## GIVEN DATA:
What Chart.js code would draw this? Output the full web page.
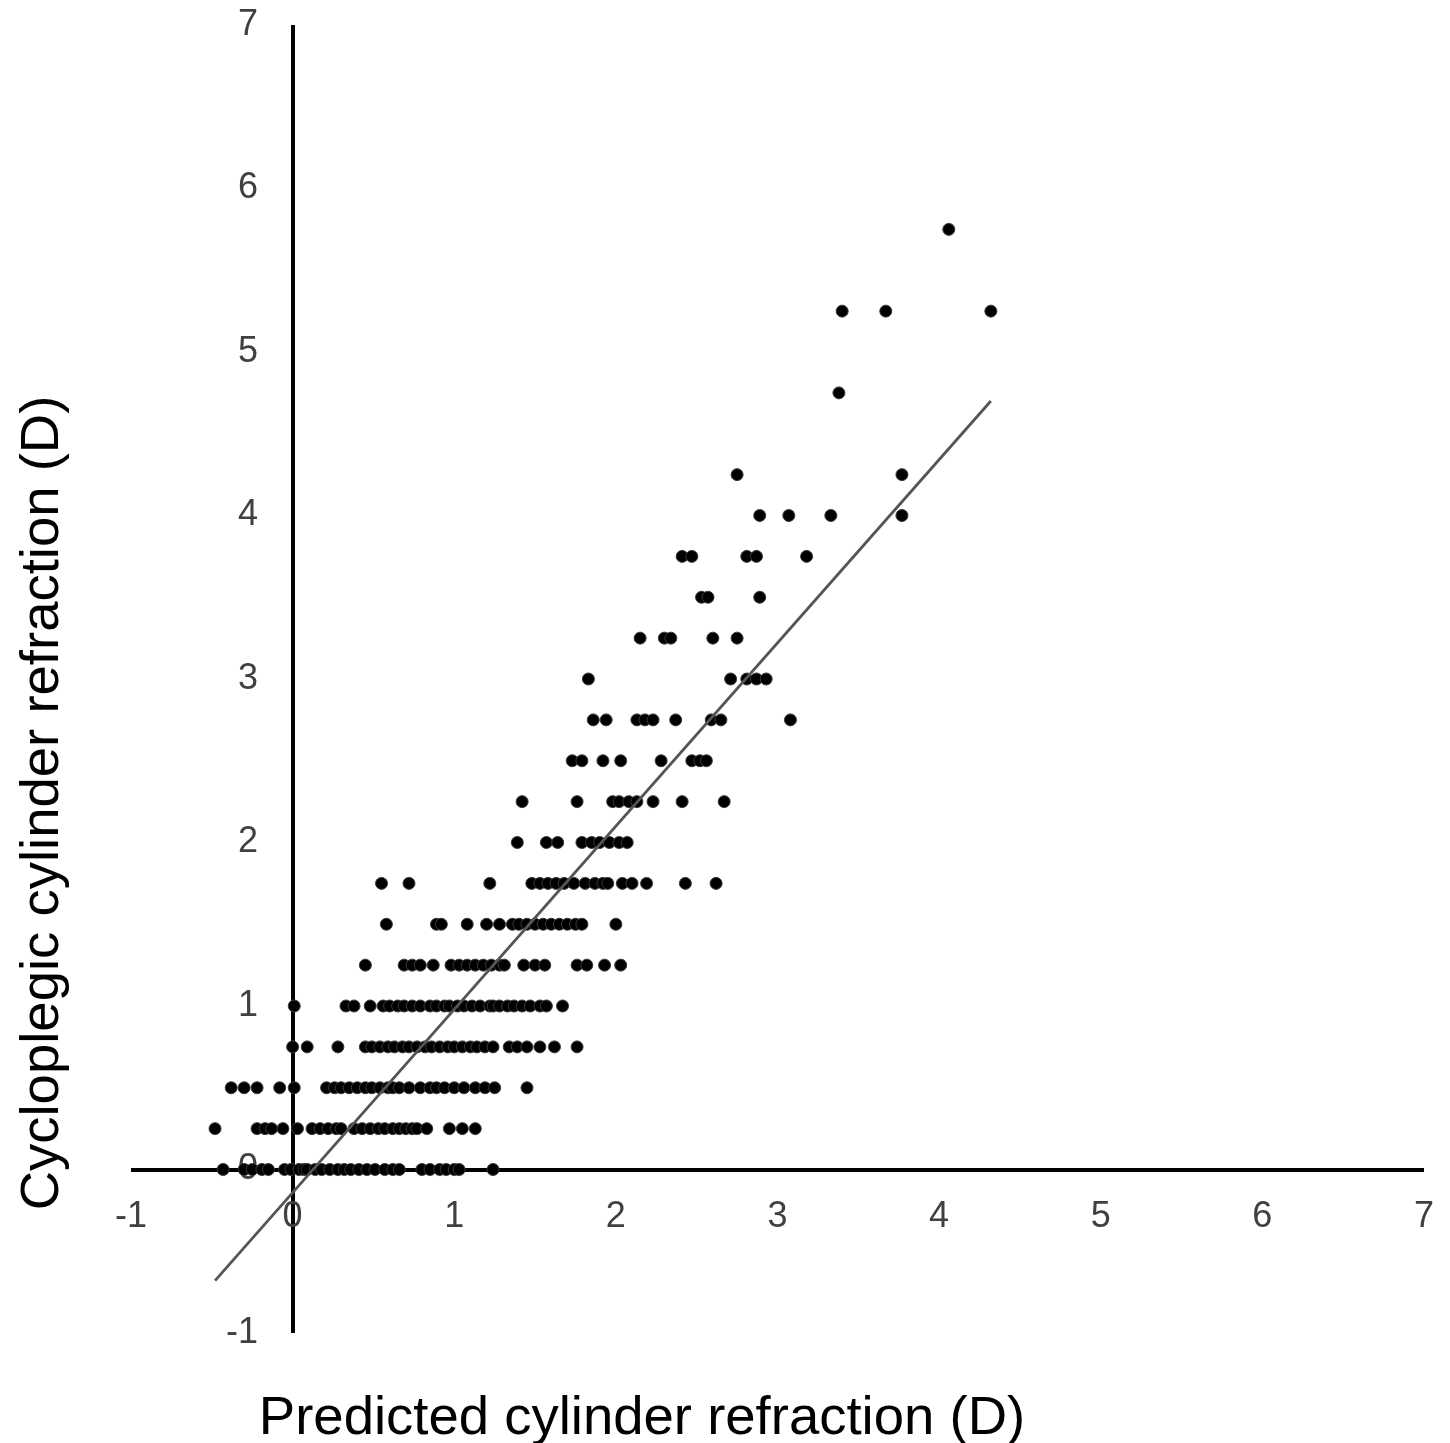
<!DOCTYPE html>
<html>
<head>
<meta charset="utf-8">
<script src="https://cdn.jsdelivr.net/npm/chart.js@4.4.1/dist/chart.umd.min.js"></script>
<style>
  html, body { margin: 0; padding: 0; background: #ffffff; }
  #wrap { position: relative; width: 1450px; height: 1443px; overflow: hidden; }
  #chart { position: absolute; left: 0; top: 0; }
  .ttl { position: absolute; font-family: "Liberation Sans", Arial, sans-serif; font-size: 54.5px; line-height: 54px; height: 54px; color: #000; text-align: center; white-space: nowrap; }
  #xTitle { left: 142px; width: 1000px; top: 1389px; }
  #yTitle { left: -460px; width: 1000px; top: 776px; transform: rotate(-90deg); transform-origin: 500px 27px; }
</style>
</head>
<body>
<div id="wrap">
  <canvas id="chart" width="1450" height="1443"></canvas>
  <div id="xTitle" class="ttl">Predicted cylinder refraction (D)</div>
  <div id="yTitle" class="ttl">Cycloplegic cylinder refraction (D)</div>
</div>
<script>
// Axis ticks
const xTicks = [-1, 0, 1, 2, 3, 4, 5, 6, 7];
const yTicks = [-1, 0, 1, 2, 3, 4, 5, 6, 7];

// Measured cycloplegic cylinder levels (D), one per row of points
const cycloLevels = [0, 0.25, 0.5, 0.75, 1, 1.25, 1.5, 1.75, 2, 2.25, 2.5, 2.75, 3, 3.25, 3.5, 3.75, 4, 4.25, 4.75, 5.25, 5.75];

// Predicted cylinder values (D) for each level
const predAt000 = [-0.43, -0.30, -0.25, -0.19, -0.15, -0.05, -0.01, 0.04, 0.07, 0.09, 0.14, 0.18, 0.23, 0.28, 0.32, 0.36, 0.41, 0.46, 0.51, 0.57, 0.62, 0.66, 0.80, 0.85, 0.91, 0.95, 1.00, 1.03, 1.24];
const predAt025 = [-0.48, -0.22, -0.17, -0.13, -0.06, 0.03, 0.12, 0.17, 0.22, 0.27, 0.30, 0.38, 0.43, 0.48, 0.53, 0.57, 0.62, 0.66, 0.70, 0.74, 0.77, 0.83, 0.97, 1.05, 1.13];
const predAt050 = [-0.38, -0.30, -0.22, -0.08, 0.01, 0.21, 0.26, 0.30, 0.35, 0.40, 0.45, 0.49, 0.54, 0.59, 0.62, 0.66, 0.72, 0.79, 0.85, 0.89, 0.94, 1.00, 1.06, 1.13, 1.19, 1.25, 1.45];
const predAt075 = [0.00, 0.09, 0.28, 0.45, 0.49, 0.54, 0.59, 0.63, 0.68, 0.72, 0.77, 0.82, 0.86, 0.91, 0.96, 1.00, 1.05, 1.10, 1.14, 1.19, 1.24, 1.34, 1.39, 1.45, 1.53, 1.62, 1.76];
const predAt100 = [0.01, 0.33, 0.38, 0.48, 0.56, 0.60, 0.65, 0.69, 0.74, 0.79, 0.85, 0.89, 0.94, 0.97, 1.02, 1.06, 1.11, 1.16, 1.22, 1.24, 1.28, 1.33, 1.37, 1.42, 1.47, 1.53, 1.57, 1.67];
const predAt125 = [0.45, 0.69, 0.74, 0.79, 0.87, 0.98, 1.03, 1.08, 1.13, 1.18, 1.23, 1.28, 1.31, 1.43, 1.50, 1.56, 1.76, 1.82, 1.93, 2.03];
const predAt150 = [0.58, 0.89, 0.92, 1.08, 1.20, 1.28, 1.36, 1.40, 1.45, 1.50, 1.55, 1.60, 1.65, 1.70, 1.75, 1.79, 2.00];
const predAt175 = [0.55, 0.72, 1.22, 1.48, 1.53, 1.58, 1.63, 1.68, 1.74, 1.81, 1.87, 1.92, 1.95, 2.04, 2.10, 2.19, 2.43, 2.62];
const predAt200 = [1.39, 1.57, 1.64, 1.79, 1.85, 1.90, 1.96, 2.02, 2.07];
const predAt225 = [1.42, 1.76, 1.98, 2.02, 2.08, 2.13, 2.23, 2.41, 2.67];
const predAt250 = [1.73, 1.79, 1.92, 2.03, 2.28, 2.47, 2.52, 2.56];
const predAt275 = [1.86, 1.94, 2.13, 2.18, 2.23, 2.37, 2.59, 2.65, 3.08];
const predAt300 = [1.83, 2.71, 2.81, 2.87, 2.93];
const predAt325 = [2.15, 2.30, 2.34, 2.60, 2.75];
const predAt350 = [2.53, 2.57, 2.89];
const predAt375 = [2.41, 2.47, 2.81, 2.87, 3.18];
const predAt400 = [2.89, 3.07, 3.33, 3.77];
const predAt425 = [2.75, 3.77];
const predAt475 = [3.38];
const predAt525 = [3.40, 3.67, 4.32];
const predAt575 = [4.06];

const predRows = [predAt000, predAt025, predAt050, predAt075, predAt100, predAt125, predAt150, predAt175, predAt200, predAt225, predAt250, predAt275, predAt300, predAt325, predAt350, predAt375, predAt400, predAt425, predAt475, predAt525, predAt575];

// Regression line end points
const fitX = [-0.48, 4.32];
const fitY = [-0.68, 4.70];

const scatterPoints = [];
cycloLevels.forEach((lvl, i) => {
  predRows[i].forEach(p => scatterPoints.push({ x: p, y: lvl }));
});
const fitPoints = fitX.map((x, i) => ({ x: x, y: fitY[i] }));

const tickFont = { family: '"Liberation Sans", Arial, sans-serif', size: 36 };
const zeroLine = (ctx) => (ctx.tick && ctx.tick.value === 0) ? '#000000' : 'rgba(0,0,0,0)';
const collapse = (s) => {
  if (s.isHorizontal()) { s.height = 0; } else { s.width = 0; }
  s.paddingLeft = 0; s.paddingRight = 0; s.paddingTop = 0; s.paddingBottom = 0;
};

new Chart(document.getElementById('chart'), {
  type: 'scatter',
  data: {
    datasets: [
      {
        type: 'line',
        label: 'fit',
        data: fitPoints,
        borderColor: '#555555',
        borderWidth: 2.8,
        pointRadius: 0,
        fill: false,
        tension: 0
      },
      {
        label: 'points',
        data: scatterPoints,
        backgroundColor: '#000000',
        borderColor: '#3a3a3a',
        borderWidth: 1,
        pointRadius: 6,
        pointHoverRadius: 6
      }
    ]
  },
  options: {
    responsive: false,
    animation: false,
    events: [],
    layout: { padding: { left: 131, right: 26, top: 25, bottom: 110 } },
    plugins: { legend: { display: false }, tooltip: { enabled: false } },
    scales: {
      x: {
        type: 'linear',
        position: 'bottom',
        min: -1, max: 7,
        afterBuildTicks: (s) => { s.ticks = xTicks.map(v => ({ value: v })); },
        afterFit: collapse,
        border: { display: false },
        grid: { drawTicks: false, color: zeroLine, lineWidth: 4 },
        ticks: { color: '#404040', font: tickFont, mirror: true, padding: 94, maxRotation: 0, autoSkip: false }
      },
      y: {
        type: 'linear',
        position: 'left',
        min: -1, max: 7,
        afterBuildTicks: (s) => { s.ticks = yTicks.map(v => ({ value: v })); },
        afterFit: collapse,
        border: { display: false },
        grid: { drawTicks: false, color: zeroLine, lineWidth: 4 },
        ticks: { color: '#404040', font: tickFont, mirror: true, crossAlign: 'far', padding: 95, autoSkip: false }
      }
    }
  }
});
</script>
</body>
</html>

## EXERCISE INSTRUCTIONS:
Please transcribe the material above exactly as written. Leave the pictures out.

## EXPECTED OUTPUT:
What Chart.js code would draw this? Output the full web page.
<!DOCTYPE html>
<html>
<head>
<meta charset="utf-8">
<script src="https://cdn.jsdelivr.net/npm/chart.js@4.4.1/dist/chart.umd.min.js"></script>
<style>
  html, body { margin: 0; padding: 0; background: #ffffff; }
  #wrap { position: relative; width: 1450px; height: 1443px; overflow: hidden; }
  #chart { position: absolute; left: 0; top: 0; }
  .ttl { position: absolute; font-family: "Liberation Sans", Arial, sans-serif; font-size: 54.5px; line-height: 54px; height: 54px; color: #000; text-align: center; white-space: nowrap; }
  #xTitle { left: 142px; width: 1000px; top: 1389px; }
  #yTitle { left: -460px; width: 1000px; top: 776px; transform: rotate(-90deg); transform-origin: 500px 27px; }
</style>
</head>
<body>
<div id="wrap">
  <canvas id="chart" width="1450" height="1443"></canvas>
  <div id="xTitle" class="ttl">Predicted cylinder refraction (D)</div>
  <div id="yTitle" class="ttl">Cycloplegic cylinder refraction (D)</div>
</div>
<script>
// Axis ticks
const xTicks = [-1, 0, 1, 2, 3, 4, 5, 6, 7];
const yTicks = [-1, 0, 1, 2, 3, 4, 5, 6, 7];

// Measured cycloplegic cylinder levels (D), one per row of points
const cycloLevels = [0, 0.25, 0.5, 0.75, 1, 1.25, 1.5, 1.75, 2, 2.25, 2.5, 2.75, 3, 3.25, 3.5, 3.75, 4, 4.25, 4.75, 5.25, 5.75];

// Predicted cylinder values (D) for each level
const predAt000 = [-0.43, -0.30, -0.25, -0.19, -0.15, -0.05, -0.01, 0.04, 0.07, 0.09, 0.14, 0.18, 0.23, 0.28, 0.32, 0.36, 0.41, 0.46, 0.51, 0.57, 0.62, 0.66, 0.80, 0.85, 0.91, 0.95, 1.00, 1.03, 1.24];
const predAt025 = [-0.48, -0.22, -0.17, -0.13, -0.06, 0.03, 0.12, 0.17, 0.22, 0.27, 0.30, 0.38, 0.43, 0.48, 0.53, 0.57, 0.62, 0.66, 0.70, 0.74, 0.77, 0.83, 0.97, 1.05, 1.13];
const predAt050 = [-0.38, -0.30, -0.22, -0.08, 0.01, 0.21, 0.26, 0.30, 0.35, 0.40, 0.45, 0.49, 0.54, 0.59, 0.62, 0.66, 0.72, 0.79, 0.85, 0.89, 0.94, 1.00, 1.06, 1.13, 1.19, 1.25, 1.45];
const predAt075 = [0.00, 0.09, 0.28, 0.45, 0.49, 0.54, 0.59, 0.63, 0.68, 0.72, 0.77, 0.82, 0.86, 0.91, 0.96, 1.00, 1.05, 1.10, 1.14, 1.19, 1.24, 1.34, 1.39, 1.45, 1.53, 1.62, 1.76];
const predAt100 = [0.01, 0.33, 0.38, 0.48, 0.56, 0.60, 0.65, 0.69, 0.74, 0.79, 0.85, 0.89, 0.94, 0.97, 1.02, 1.06, 1.11, 1.16, 1.22, 1.24, 1.28, 1.33, 1.37, 1.42, 1.47, 1.53, 1.57, 1.67];
const predAt125 = [0.45, 0.69, 0.74, 0.79, 0.87, 0.98, 1.03, 1.08, 1.13, 1.18, 1.23, 1.28, 1.31, 1.43, 1.50, 1.56, 1.76, 1.82, 1.93, 2.03];
const predAt150 = [0.58, 0.89, 0.92, 1.08, 1.20, 1.28, 1.36, 1.40, 1.45, 1.50, 1.55, 1.60, 1.65, 1.70, 1.75, 1.79, 2.00];
const predAt175 = [0.55, 0.72, 1.22, 1.48, 1.53, 1.58, 1.63, 1.68, 1.74, 1.81, 1.87, 1.92, 1.95, 2.04, 2.10, 2.19, 2.43, 2.62];
const predAt200 = [1.39, 1.57, 1.64, 1.79, 1.85, 1.90, 1.96, 2.02, 2.07];
const predAt225 = [1.42, 1.76, 1.98, 2.02, 2.08, 2.13, 2.23, 2.41, 2.67];
const predAt250 = [1.73, 1.79, 1.92, 2.03, 2.28, 2.47, 2.52, 2.56];
const predAt275 = [1.86, 1.94, 2.13, 2.18, 2.23, 2.37, 2.59, 2.65, 3.08];
const predAt300 = [1.83, 2.71, 2.81, 2.87, 2.93];
const predAt325 = [2.15, 2.30, 2.34, 2.60, 2.75];
const predAt350 = [2.53, 2.57, 2.89];
const predAt375 = [2.41, 2.47, 2.81, 2.87, 3.18];
const predAt400 = [2.89, 3.07, 3.33, 3.77];
const predAt425 = [2.75, 3.77];
const predAt475 = [3.38];
const predAt525 = [3.40, 3.67, 4.32];
const predAt575 = [4.06];

const predRows = [predAt000, predAt025, predAt050, predAt075, predAt100, predAt125, predAt150, predAt175, predAt200, predAt225, predAt250, predAt275, predAt300, predAt325, predAt350, predAt375, predAt400, predAt425, predAt475, predAt525, predAt575];

// Regression line end points
const fitX = [-0.48, 4.32];
const fitY = [-0.68, 4.70];

const scatterPoints = [];
cycloLevels.forEach((lvl, i) => {
  predRows[i].forEach(p => scatterPoints.push({ x: p, y: lvl }));
});
const fitPoints = fitX.map((x, i) => ({ x: x, y: fitY[i] }));

const tickFont = { family: '"Liberation Sans", Arial, sans-serif', size: 36 };
const zeroLine = (ctx) => (ctx.tick && ctx.tick.value === 0) ? '#000000' : 'rgba(0,0,0,0)';
const collapse = (s) => {
  if (s.isHorizontal()) { s.height = 0; } else { s.width = 0; }
  s.paddingLeft = 0; s.paddingRight = 0; s.paddingTop = 0; s.paddingBottom = 0;
};

new Chart(document.getElementById('chart'), {
  type: 'scatter',
  data: {
    datasets: [
      {
        type: 'line',
        label: 'fit',
        data: fitPoints,
        borderColor: '#555555',
        borderWidth: 2.8,
        pointRadius: 0,
        fill: false,
        tension: 0
      },
      {
        label: 'points',
        data: scatterPoints,
        backgroundColor: '#000000',
        borderColor: '#3a3a3a',
        borderWidth: 1,
        pointRadius: 6,
        pointHoverRadius: 6
      }
    ]
  },
  options: {
    responsive: false,
    animation: false,
    events: [],
    layout: { padding: { left: 131, right: 26, top: 25, bottom: 110 } },
    plugins: { legend: { display: false }, tooltip: { enabled: false } },
    scales: {
      x: {
        type: 'linear',
        position: 'bottom',
        min: -1, max: 7,
        afterBuildTicks: (s) => { s.ticks = xTicks.map(v => ({ value: v })); },
        afterFit: collapse,
        border: { display: false },
        grid: { drawTicks: false, color: zeroLine, lineWidth: 4 },
        ticks: { color: '#404040', font: tickFont, mirror: true, padding: 94, maxRotation: 0, autoSkip: false }
      },
      y: {
        type: 'linear',
        position: 'left',
        min: -1, max: 7,
        afterBuildTicks: (s) => { s.ticks = yTicks.map(v => ({ value: v })); },
        afterFit: collapse,
        border: { display: false },
        grid: { drawTicks: false, color: zeroLine, lineWidth: 4 },
        ticks: { color: '#404040', font: tickFont, mirror: true, crossAlign: 'far', padding: 95, autoSkip: false }
      }
    }
  }
});
</script>
</body>
</html>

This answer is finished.